The discovery could help scientists explore how hormones might one day be used to treat the neurodegenerative condition.

The findings are based on data from nearly 700 participants across nine international research centres.

The study focused on isolated REM sleep behaviour disorder — a condition in which people physically act out their dreams.

It is considered the most reliable early warning sign of diseases caused by toxic protein build-up in the brain.

More than 70 per cent of those affected later develop Parkinson’s disease, Lewy body dementia or multiple system atrophy, which affects several body systems.

Researchers from Université de Montréal analysed 888 brain scans from centres in Canada, the Czech Republic, the UK, France, Australia, Denmark and Italy.

After quality checks, 687 participants were included: 343 patients with the sleep disorder and 344 healthy controls.

The results revealed clear sex-based differences.

While 37 per cent of the cortical areas — the brain’s outer layer responsible for higher functions — showed thinning in men, only one per cent of regions were affected in women.

This difference remained even though participants were of similar age (around 67) and had comparable clinical profiles.

Marie Filiatrault is first author of the study and a doctoral student at Université de Montréal.

The researcher said: “Men show much more extensive and severe cortical thinning — the outer layer of the brain that controls our higher functions — than women, particularly in areas linked to movement, sensation, vision and spatial orientation.”

To understand the protective effect, researchers compared brain images with gene activity in different regions, measured in healthy brains after death.

They found that the less-affected areas in women showed higher expression of genes related to oestrogen function, particularly ESRRG and ESRRA, which produce oestrogen-related hormone receptors.

The ESRRG gene was especially notable, showing greater activity in brain tissue than elsewhere in the body.

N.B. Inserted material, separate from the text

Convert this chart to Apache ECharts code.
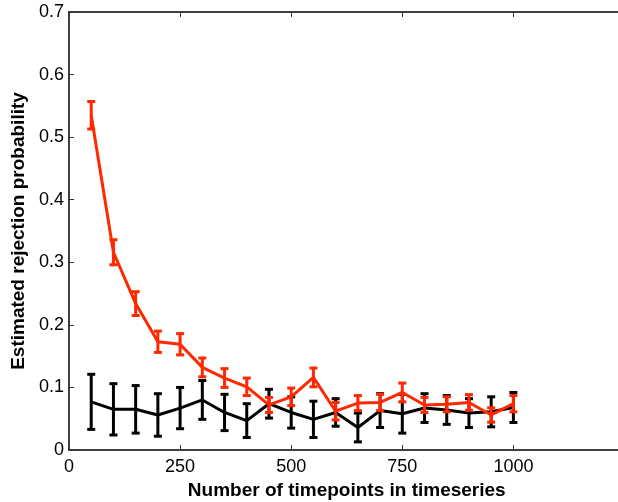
<!DOCTYPE html>
<html>
<head>
<meta charset="utf-8">
<script src="https://cdn.jsdelivr.net/npm/echarts@6/dist/echarts.min.js"></script>
<style>
  html, body { margin: 0; padding: 0; background: #fff; }
  #main { width: 618px; height: 502px; }
</style>
</head>
<body>
<div id="main"></div>
<script>
// timepoints
var xs = [50, 100, 150, 200, 250, 300, 350, 400, 450, 500, 550, 600, 650, 700, 750, 800, 850, 900, 950, 1000];

// red series (mean and half error bar)
var redMean = [0.535, 0.316, 0.234, 0.173, 0.169, 0.132, 0.115, 0.101, 0.072, 0.085, 0.116, 0.062, 0.075, 0.076, 0.092, 0.072, 0.073, 0.076, 0.056, 0.074];
var redErr = [0.022, 0.020, 0.019, 0.017, 0.017, 0.015, 0.015, 0.014, 0.012, 0.014, 0.015, 0.014, 0.012, 0.013, 0.015, 0.012, 0.012, 0.0125, 0.0115, 0.013];

// black series
var blackMean = [0.077, 0.065, 0.065, 0.056, 0.067, 0.080, 0.060, 0.047, 0.074, 0.060, 0.049, 0.060, 0.036, 0.063, 0.058, 0.067, 0.064, 0.059, 0.061, 0.068];
var blackErr = [0.044, 0.041, 0.038, 0.034, 0.033, 0.031, 0.029, 0.027, 0.023, 0.025, 0.029, 0.022, 0.023, 0.027, 0.031, 0.023, 0.023, 0.023, 0.024, 0.024];

var RED = '#ff2800';
var BLACK = '#000000';
var fontFam = '"Liberation Sans", Arial, Helvetica, sans-serif';

function pairs(mean) {
    return xs.map(function (x, i) { return [x, mean[i]]; });
}
function bars(mean, err) {
    return xs.map(function (x, i) { return [x, mean[i] - err[i], mean[i] + err[i]]; });
}

function errorBarSeries(mean, err, color) {
    return {
        type: 'custom',
        silent: true,
        data: bars(mean, err),
        encode: { x: 0, y: [1, 2] },
        renderItem: function (params, api) {
            var lo = api.coord([api.value(0), api.value(1)]);
            var hi = api.coord([api.value(0), api.value(2)]);
            var w = 4;
            var style = { stroke: color, lineWidth: 3 };
            return {
                type: 'group',
                children: [
                    { type: 'line', shape: { x1: lo[0], y1: lo[1], x2: hi[0], y2: hi[1] }, style: style },
                    { type: 'line', shape: { x1: lo[0] - w, y1: lo[1], x2: lo[0] + w, y2: lo[1] }, style: style },
                    { type: 'line', shape: { x1: hi[0] - w, y1: hi[1], x2: hi[0] + w, y2: hi[1] }, style: style }
                ]
            };
        }
    };
}

var chart = echarts.init(document.getElementById('main'));

chart.setOption({
    animation: false,
    backgroundColor: '#fff',
    grid: {
        left: 69,
        top: 12,
        width: 555.5,
        height: 438,
        outerBoundsMode: 'none',
        containLabel: false
    },
    xAxis: [{
        type: 'value',
        min: 0,
        max: 1250,
        interval: 250,
        name: 'Number of timepoints in timeseries',
        nameLocation: 'middle',
        nameGap: 31,
        nameTextStyle: { fontFamily: fontFam, fontSize: 19, fontWeight: 'bold', color: '#000' },
        axisLine: { onZero: false, lineStyle: { color: '#000', width: 1.5 } },
        axisTick: { inside: true, length: 5, lineStyle: { color: '#333' } },
        axisLabel: {
            fontFamily: fontFam, fontSize: 18, color: '#000', margin: 8, showMaxLabel: false,
            formatter: function (v) { return String(v); }
        },
        splitLine: { show: false }
    }, {
        type: 'value',
        position: 'top',
        min: 0,
        max: 1250,
        interval: 250,
        axisLine: { onZero: false, lineStyle: { color: '#000', width: 1.5 } },
        axisTick: { inside: true, length: 5, lineStyle: { color: '#333' } },
        axisLabel: { show: false },
        splitLine: { show: false }
    }],
    yAxis: [{
        type: 'value',
        min: 0,
        max: 0.7,
        interval: 0.1,
        name: 'Estimated rejection probability',
        nameLocation: 'middle',
        nameGap: 35,
        nameTextStyle: { fontFamily: fontFam, fontSize: 19, fontWeight: 'bold', color: '#000' },
        axisLine: { show: true, onZero: false, lineStyle: { color: '#000', width: 1.5 } },
        axisTick: { show: true, inside: true, length: 5, lineStyle: { color: '#333' } },
        axisLabel: { fontFamily: fontFam, fontSize: 18, color: '#000', margin: 5 },
        splitLine: { show: false }
    }, {
        type: 'value',
        position: 'right',
        min: 0,
        max: 0.7,
        interval: 0.1,
        axisLine: { show: true, onZero: false, lineStyle: { color: '#000', width: 1.5 } },
        axisTick: { show: true, inside: true, length: 5, lineStyle: { color: '#333' } },
        axisLabel: { show: false },
        splitLine: { show: false }
    }],
    series: [
        {
            type: 'line',
            data: pairs(blackMean),
            symbol: 'none',
            lineStyle: { color: BLACK, width: 3 },
            z: 2
        },
        errorBarSeries(blackMean, blackErr, BLACK),
        {
            type: 'line',
            data: pairs(redMean),
            symbol: 'none',
            lineStyle: { color: RED, width: 3 },
            z: 3
        },
        Object.assign(errorBarSeries(redMean, redErr, RED), { z: 3 })
    ]
});
</script>
</body>
</html>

These receptors play key roles in mitochondrial function — the cell’s energy production system — and in the survival of dopamine-producing neurons, the cells that die in Parkinson’s disease.

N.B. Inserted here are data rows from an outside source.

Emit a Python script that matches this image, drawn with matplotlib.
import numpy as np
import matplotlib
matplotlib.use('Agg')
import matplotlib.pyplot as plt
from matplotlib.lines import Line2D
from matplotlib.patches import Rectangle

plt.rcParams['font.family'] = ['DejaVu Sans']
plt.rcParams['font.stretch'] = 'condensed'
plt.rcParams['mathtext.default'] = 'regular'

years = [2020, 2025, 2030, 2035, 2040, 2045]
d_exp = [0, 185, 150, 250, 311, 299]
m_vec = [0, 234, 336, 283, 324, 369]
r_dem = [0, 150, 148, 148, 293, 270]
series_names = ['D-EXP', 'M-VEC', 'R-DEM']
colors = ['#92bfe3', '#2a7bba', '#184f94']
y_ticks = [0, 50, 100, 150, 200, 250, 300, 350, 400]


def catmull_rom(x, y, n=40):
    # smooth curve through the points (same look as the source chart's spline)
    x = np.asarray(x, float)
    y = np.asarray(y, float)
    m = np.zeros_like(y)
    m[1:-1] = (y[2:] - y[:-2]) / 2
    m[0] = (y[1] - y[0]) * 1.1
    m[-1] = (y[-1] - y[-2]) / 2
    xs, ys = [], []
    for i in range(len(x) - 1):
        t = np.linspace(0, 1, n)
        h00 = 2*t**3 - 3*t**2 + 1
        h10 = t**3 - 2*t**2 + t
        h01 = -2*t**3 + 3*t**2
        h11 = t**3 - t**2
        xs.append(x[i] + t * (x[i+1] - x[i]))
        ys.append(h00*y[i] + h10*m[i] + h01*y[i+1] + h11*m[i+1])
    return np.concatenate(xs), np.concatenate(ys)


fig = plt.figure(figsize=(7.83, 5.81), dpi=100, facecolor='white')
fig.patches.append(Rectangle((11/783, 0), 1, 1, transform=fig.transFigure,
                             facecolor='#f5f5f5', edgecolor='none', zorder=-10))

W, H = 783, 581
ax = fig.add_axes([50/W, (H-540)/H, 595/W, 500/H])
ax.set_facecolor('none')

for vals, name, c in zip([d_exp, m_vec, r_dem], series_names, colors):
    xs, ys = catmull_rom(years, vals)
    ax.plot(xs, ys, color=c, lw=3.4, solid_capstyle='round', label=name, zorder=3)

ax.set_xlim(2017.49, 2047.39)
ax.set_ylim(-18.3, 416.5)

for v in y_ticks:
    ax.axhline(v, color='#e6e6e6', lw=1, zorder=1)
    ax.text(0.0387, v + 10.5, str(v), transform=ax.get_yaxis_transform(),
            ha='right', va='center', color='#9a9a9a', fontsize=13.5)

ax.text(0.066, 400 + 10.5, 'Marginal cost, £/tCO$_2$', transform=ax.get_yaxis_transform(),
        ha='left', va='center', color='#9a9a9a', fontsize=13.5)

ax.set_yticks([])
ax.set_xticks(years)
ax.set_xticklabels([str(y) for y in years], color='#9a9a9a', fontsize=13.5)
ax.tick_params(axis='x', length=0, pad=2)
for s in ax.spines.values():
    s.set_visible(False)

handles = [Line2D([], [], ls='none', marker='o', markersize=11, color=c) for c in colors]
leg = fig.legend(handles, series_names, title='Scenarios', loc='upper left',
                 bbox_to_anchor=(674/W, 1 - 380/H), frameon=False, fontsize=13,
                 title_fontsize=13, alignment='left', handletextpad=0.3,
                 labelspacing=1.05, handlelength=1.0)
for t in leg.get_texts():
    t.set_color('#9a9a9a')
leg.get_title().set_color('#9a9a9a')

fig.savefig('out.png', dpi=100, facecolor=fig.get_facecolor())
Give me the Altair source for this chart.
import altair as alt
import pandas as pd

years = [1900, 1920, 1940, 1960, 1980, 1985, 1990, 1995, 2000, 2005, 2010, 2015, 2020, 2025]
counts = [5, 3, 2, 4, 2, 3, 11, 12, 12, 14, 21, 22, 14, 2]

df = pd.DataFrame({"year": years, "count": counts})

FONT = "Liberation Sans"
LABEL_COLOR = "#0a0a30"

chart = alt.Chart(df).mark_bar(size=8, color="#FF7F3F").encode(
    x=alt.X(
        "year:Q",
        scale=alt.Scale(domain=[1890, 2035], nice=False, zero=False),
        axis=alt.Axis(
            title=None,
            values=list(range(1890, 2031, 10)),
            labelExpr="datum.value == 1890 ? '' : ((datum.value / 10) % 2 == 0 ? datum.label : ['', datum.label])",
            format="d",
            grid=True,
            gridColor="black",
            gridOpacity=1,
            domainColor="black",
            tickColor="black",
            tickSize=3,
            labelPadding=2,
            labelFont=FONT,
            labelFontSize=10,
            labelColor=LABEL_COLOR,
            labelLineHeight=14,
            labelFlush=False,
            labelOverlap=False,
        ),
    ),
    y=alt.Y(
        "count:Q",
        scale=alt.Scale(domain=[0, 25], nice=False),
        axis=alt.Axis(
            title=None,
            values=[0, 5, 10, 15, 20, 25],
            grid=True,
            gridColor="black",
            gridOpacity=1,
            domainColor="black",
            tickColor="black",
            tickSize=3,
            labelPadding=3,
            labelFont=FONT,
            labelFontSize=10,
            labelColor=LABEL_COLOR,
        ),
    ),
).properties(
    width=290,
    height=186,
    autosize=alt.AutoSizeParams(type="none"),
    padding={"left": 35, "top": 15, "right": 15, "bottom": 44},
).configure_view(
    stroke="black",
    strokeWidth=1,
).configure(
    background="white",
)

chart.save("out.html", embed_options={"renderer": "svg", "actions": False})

Shady Rahayel is professor at Université de Montréal’s Faculty of Medicine and lead author of the study.

Rahayel said: “This sleep disorder offers a unique window of opportunity to study the mechanisms of neurodegeneration before major motor or cognitive symptoms appear.

“Our results suggest that certain brain areas in women with isolated REM sleep behaviour disorder are better protected than those in men, likely through the action of oestrogens.”

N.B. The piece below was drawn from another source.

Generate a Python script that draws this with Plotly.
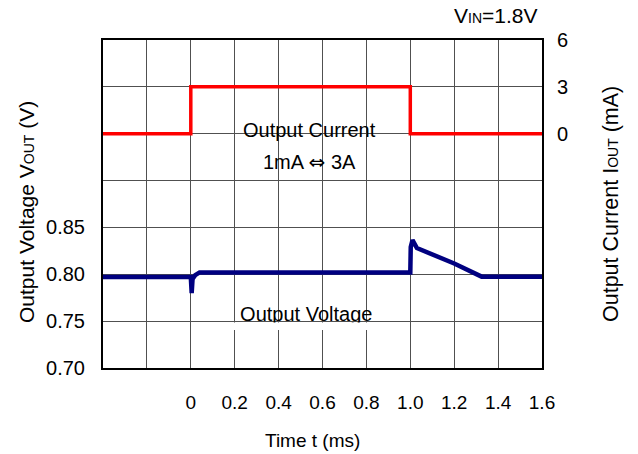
import plotly.graph_objects as go

# Output voltage response (left axis, V)
time_v = [-0.4, 0.0, 0.004, 0.008, 0.02, 0.04, 1.0, 1.002, 1.01, 1.03, 1.2, 1.325, 1.6]
vout = [0.797, 0.797, 0.780, 0.795, 0.799, 0.802, 0.802, 0.829, 0.8365, 0.828, 0.8115, 0.7975, 0.7975]

# Load current step (right axis)
time_i = [-0.4, 0.0, 0.0, 1.0, 1.0, 1.6]
iout = [0, 0, 3, 3, 0, 0]

# Axis ticks
x_ticks = [-0.4, -0.2, 0.0, 0.2, 0.4, 0.6, 0.8, 1.0, 1.2, 1.4, 1.6]
x_labels = ["", "", "0", "0.2", "0.4", "0.6", "0.8", "1.0", "1.2", "1.4", "1.6"]
yl_ticks = [0.70, 0.75, 0.80, 0.85, 0.90, 0.95, 1.00, 1.05]
yl_labels = ["0.70", "0.75", "0.80", "0.85", "", "", "", ""]
yr_ticks = [0, 3, 6]
yr_labels = ["0", "3", "6"]

W, H = 638, 454
L, R, T, B = 103, 542, 40, 368
FONT = "Arial, Liberation Sans, sans-serif"


def px(x):
    return (x - L) / (R - L)


def py(y):
    return (B - y) / (B - T)


fig = go.Figure()

fig.add_trace(go.Scatter(
    x=time_i, y=iout, yaxis="y2", mode="lines",
    line=dict(color="#FF0000", width=3.5), showlegend=False, hoverinfo="skip",
))
fig.add_trace(go.Scatter(
    x=time_v, y=vout, mode="lines",
    line=dict(color="#000080", width=4.5), showlegend=False, hoverinfo="skip",
))

# "Output Voltage" label drawn as a text trace so its lower edge can be masked
fig.add_trace(go.Scatter(
    x=[0.526], y=[0.7553], mode="text", text=["Output Voltage"],
    textfont=dict(family=FONT, size=20, color="#000000"),
    textposition="middle center", cliponaxis=False,
    showlegend=False, hoverinfo="skip",
))

shapes = [
    # white label backgrounds covering the grid
    dict(type="rect", xref="paper", yref="paper", layer="between",
         x0=px(213), x1=px(409), y0=py(186), y1=py(113),
         fillcolor="white", line=dict(width=0)),
    dict(type="rect", xref="paper", yref="paper", layer="between",
         x0=px(207), x1=px(405), y0=py(325), y1=py(297),
         fillcolor="white", line=dict(width=0)),
    # strip trimming the bottom of the "Output Voltage" label
    dict(type="rect", xref="paper", yref="paper", layer="above",
         x0=px(207), x1=px(405), y0=py(330), y1=py(322.5),
         fillcolor="white", line=dict(width=0)),
]


def label(text, x, y, size=20, angle=0, xanchor="center"):
    return dict(text=text, x=px(x), y=py(y), xref="paper", yref="paper",
                xanchor=xanchor, yanchor="middle", textangle=angle,
                showarrow=False, font=dict(family=FONT, size=size, color="#000"))


annotations = [
    label("Output Current", 309, 130),
    label('1mA <span style="font-family:DejaVu Sans">\u21d4</span> 3A', 309, 162),
    label('V<span style="font-size:14px">IN</span>=1.8V', 539, 16, size=21, xanchor="right"),
    label("Time t (ms)", 312, 440, size=19),
    label('Output Voltage V<span style="font-size:14px">OUT</span> (V)', 26, 212, size=21, angle=-90),
    label('Output Current I<span style="font-size:14px">OUT</span> (mA)', 611, 204, size=21.5, angle=-90),
]

fig.update_layout(
    width=W, height=H,
    margin=dict(l=L, r=W - R, t=T, b=H - B, pad=0),
    paper_bgcolor="white", plot_bgcolor="white",
    font=dict(family=FONT, size=20, color="#000"),
    xaxis=dict(
        range=[-0.4, 1.6], tickmode="array", tickvals=x_ticks, ticktext=x_labels,
        showgrid=True, gridcolor="#505050", gridwidth=1, zeroline=False,
        showline=True, linecolor="#000", linewidth=2, mirror=True,
        ticks="outside", ticklen=16, tickcolor="rgba(0,0,0,0)",
        tickfont=dict(family=FONT, size=19),
    ),
    yaxis=dict(
        range=[0.70, 1.05], tickmode="array", tickvals=yl_ticks, ticktext=yl_labels,
        showgrid=True, gridcolor="#505050", gridwidth=1, zeroline=False,
        showline=True, linecolor="#000", linewidth=2, mirror=True,
        ticks="outside", ticklen=12, tickcolor="rgba(0,0,0,0)",
        tickfont=dict(family=FONT, size=20),
    ),
    yaxis2=dict(
        range=[-15, 6], overlaying="y", side="right",
        tickmode="array", tickvals=yr_ticks, ticktext=yr_labels,
        showgrid=False, zeroline=False, showline=False,
        ticks="outside", ticklen=10, tickcolor="rgba(0,0,0,0)",
        tickfont=dict(family=FONT, size=20),
    ),
    shapes=shapes,
    annotations=annotations,
)

fig.write_html("out.html")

The team chose to study this precursor condition because it allows observation of brain protection mechanisms before major motor symptoms develop.

Although only 25 to 40 per cent of people with Parkinson’s experience REM sleep behaviour disorder, studying this early stage gives insight into how the brain resists damage when it is still limited.

Previous studies have shown that women with established Parkinson’s disease tend to experience slower progression than men, pointing to similar protective effects.

The findings could shape future research and treatment development.

The authors recommend separating men and women in clinical trials, which could improve statistical accuracy and reduce the number of participants required.

The biological mechanisms identified — particularly those linked to the ESRRG gene — could also become potential therapeutic targets.

Early laboratory research suggests that increasing ESRRG activity may protect dopamine-producing neurons from the toxic effects of alpha-synuclein, a protein that builds up abnormally in the brains of people with Parkinson’s.

“This study brings us closer to precision medicine, where treatments could be tailored not only to the disease but also to individual biological characteristics, including sex,” said Rahayel.